It’s amazing the ways we come up with to procrastinate.
Whatever the reason may be, if we aren’t wanting to do something, we can be creative in the ways we put things off.
One of the major problems is, however, that sometimes we don’t even realize we are doing that. We believe our rationalizations or explanations, and then wonder why we don’t get things done.
In this article, we will cover 8 ways we procrastinate. Examine this list and see which ways you procrastinate so that you can recognize it for what it is and stop.
You rationalize and make excuses
Sometimes we may rationalize why we are putting something off.
“It’s just not the right time.”
“I’m giving up my time to help someone else with their tasks.”
“It’ll take too long to start.”
“I need to be in the right mood.”
“I work better under pressure”.
“There just wasn’t enough time.”
“I already have too much to do.”
“I didn’t feel good.”
“I was waiting for someone else.”
“I had to do something first.”
Those are all rationalizations and excuses – and all they do is keep you from doing what you need to be doing.
What rationalizations or excuses do you use?
You distract ourselves with less important tasks that may be “good” but not the most important
We can be good at filling our time – with other things.
Often the important tasks may be harder or seem more overwhelming – so we do other things instead. We fill our time with less important tasks and then say, “At least I’m getting something done”.
We stay busy, but we are busy with unimportant or time-wasting tasks.
You accomplish all meaningless tasks before getting to important ones
You know you need to do this big project or task, but you do everything else first. The big task is unconformable, so you wait. You do all the little stuff that “need” to get done first before starting on the big project.
Or you may have a to-do list. You try to scratch off all the “little” stuff first, make your list smaller, before focusing on the big, important stuff.
Yes, you are getting “stuff” done, but not the important “stuff”.
You practice avoidance behavior
The task may seem overwhelming. It may make you unconformable. You may not like it.
Starting itself may seem insurmountable.
So instead of breaking it down, working it out, getting help, or whatever you need to start, you distract yourself with other things.
Maybe you get up and do chores. Maybe you check your email again. Maybe you go talk to Rob or Betty down the hall.
Maybe you pick up a different task or go help someone else with there’s.
Whatever it is, you avoid the task and substitute it with something else.
You practice self-deception – there’s always something else you have to do first
Before starting, you have to do this “one thing”.
“I’ll just go get me some coffee before I start.”
“I’ll clean up the desk first”.
“I need to talk to Betty for a minute first. I haven’t seen her in a while.”
“Ooops, laundry is calling. I’ll do that first.”
Whatever it is, there’s always something that has to happen first, that comes up that you need to do beforehand instead of sitting down and starting.
You always have to “get ready” before starting
Whatever it is you want or need to do, there’s always something you have to do to “get ready” first before starting.
You want to start writing, but you need to take writing classes first.
You want to take writing classes, but you need to do research first.
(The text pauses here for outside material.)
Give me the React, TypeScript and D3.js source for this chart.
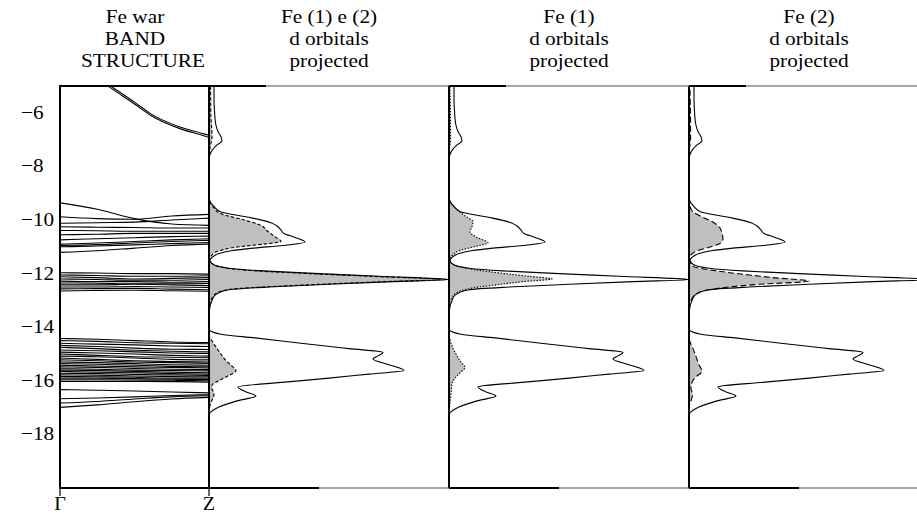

You want to start exercising, but you need to look it up more or buy the right outfit or clothes first.
You want to start eating healthy, but you need to search online first before starting.
You want to start networking, but you need to start selling first.
You want to invite friends or family over to your house, but you have to make sure everything is ready first.
Whatever it is, there is always something you need to do before you can start, so you end up never starting.
You tell yourself you have plenty of time for everything
As Jason Lavis, the managing director of Out of the Box Innovations, says:
For those of us that work long hours, we can fool ourselves in thinking that we have plenty of time for everything. The problem here is that we can get worn out with low-value tasks. This mindset of knowing that we have 12+ work hours in a day can mean that we procrastinate on things that won’t move the needle.
Whether you work 12 hours, 8 hours, or 4, you can easily deceive yourself into thinking you have plenty of time for everything – which you usually don’t.
So you waste time on other tasks because you have “plenty of time”, then you run out of time.
You wait for the “perfect” time, place, etc.
You are going to start. Really, you are. You are just waiting for the timing to be perfect or the circumstances to be right.
The problem is, in most cases, the perfect time never comes and circumstances are never “right”. You end up wasting time and putting things off instead of making it happen.
As Pratibha Vuppuluri, Chief Blogger of She Started It!, says, “…the reality is, there is no such thing as a perfect time. Waiting for “perfect time” is actually wasted time.”
There are quite a few ways that we procrastinate.
Whichever way you use, make sure you are aware of it so you can catch yourself doing it and stop.